The first book by Guy Tillim I saw was
Jo'Burg. Jo'Burg is physically small, an accordion book of urban views of Johannesburg, South Africa, bound in stiff boards. The images are of a derelict spaces occupied by an urban poor who have moved in to what had been a bourgeois modern metropolis. Johannesburg looks remarkably like our cities in the US which have followed paths of expansion and collapse. If there is a spectral aspect, a sense of a lost past, it is in a sense of prosperity and progress, inscribed in the now grimy, unkempt architecture.
What appeals to me primarily in this work is its delicacy in terms of depicting habitation, its lack of sensationalism in terms of dealing with individual instances of poverty. Compared to a document such as Bruce Davidson's
East 100th Street, it is downright cool. In Davidson's book, the lush, intimate photographs become their own parallel universe of community, cohesion and sentiment. In Tillim's images the sterile, generic architecture overwhelms us in its wrecked indifference to the difficult lives it contains. The architecture enacts a historical narrative by itself, as a container.
The built environment assumes an even greater presence in Tillim's book
Leopold and Mobutu, which documents the physical residue of Leopold II of Belgium and Mobutu Sese Seko in the Democratic Republic of the Congo, following their stewardships of the country. The traces of monuments, bureaucracies, names on a land appear as metaphoric lash marks of history as disaster: looking back, it is one big catastrophe. In contrast with
Jo'Burg which can still be read as a more conventional form of journalism,
Leopold/Mobuto involves looking at that which is now discarded or concealed - it explores detritus as potential evidence of retrospective horrors, gussied up in monumentality, which now litters the world in fragments, a post-colonial Ozymandias.
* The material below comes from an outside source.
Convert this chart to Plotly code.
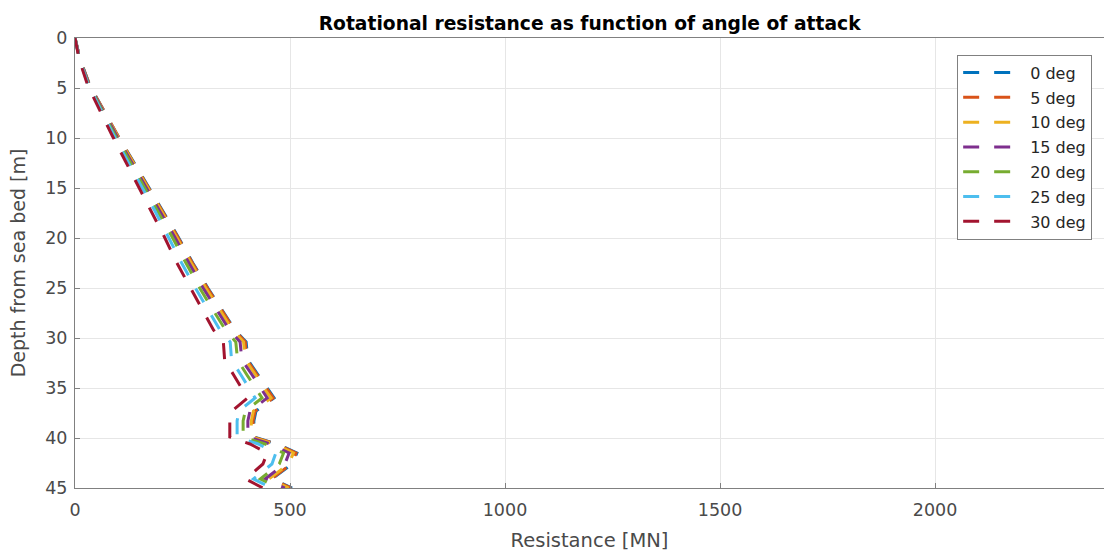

Architecture as a scaffold of history is even more apparent in Tillim's book
Avenue Patrice Lumumba, which I saw as an exhibit this past winter at the
Weisman Art Museum at the University of Minnesota. The title itself alludes to both the nomenclature of post-colonial self-rule in southern Africa, transposed in street names, as well as one its first tragedies, the imprisonment and execution of Patrice Lumumba.
Avenue Patrice Lumumba shows the remains of a not-so-long-ago colonial architecture in the Democratic Republic of the Congo, Mozambique, Madagascar, Angola - generic modernist structures which in the West appear as universal, ahistorical, totalizing, in a perpetual present tense: a modernity from which there is no going back. In Tillim's images the decayed remnants of colonial organization have been adapted and retrofitted. It has always seemed to me that modern architecture is not meant to age or decay, and when it does it looks similar to ruins - Pompeii or Herculaneum.
The potential of such ruins in contradistinction to our mortal lives comes up in a brief scene in the Rossellini film
Voyage to Italy, of tracking shots of antiquities in the museum at Naples, in contrast to the domestic abyss wrought by Ingrid Bergman and George Sanders - how small they seem compared to a sense of eternity. The same edit is invoked in Godard's Contempt, with the film within the film, The Odyssey, directed by Fritz Lang.
But in consideration of Tillim's photographs, such a sense of the eternal becomes unmoored, it seems so Western. Instead I think of a remarkable video I saw several years ago by the Stalker Group, about a 1970s housing complex on the outskirts of Rome,
Corviale. Considered a disaster, Corviale has nevertheless evolved its own infrastructure, its own communities within the superstructure of the architecture. These pragmatic movements seem the truly radical gesture. In Tillim's photographs, in their somber colors and lighting, one can see, nevertheless, a movement towards autonomy.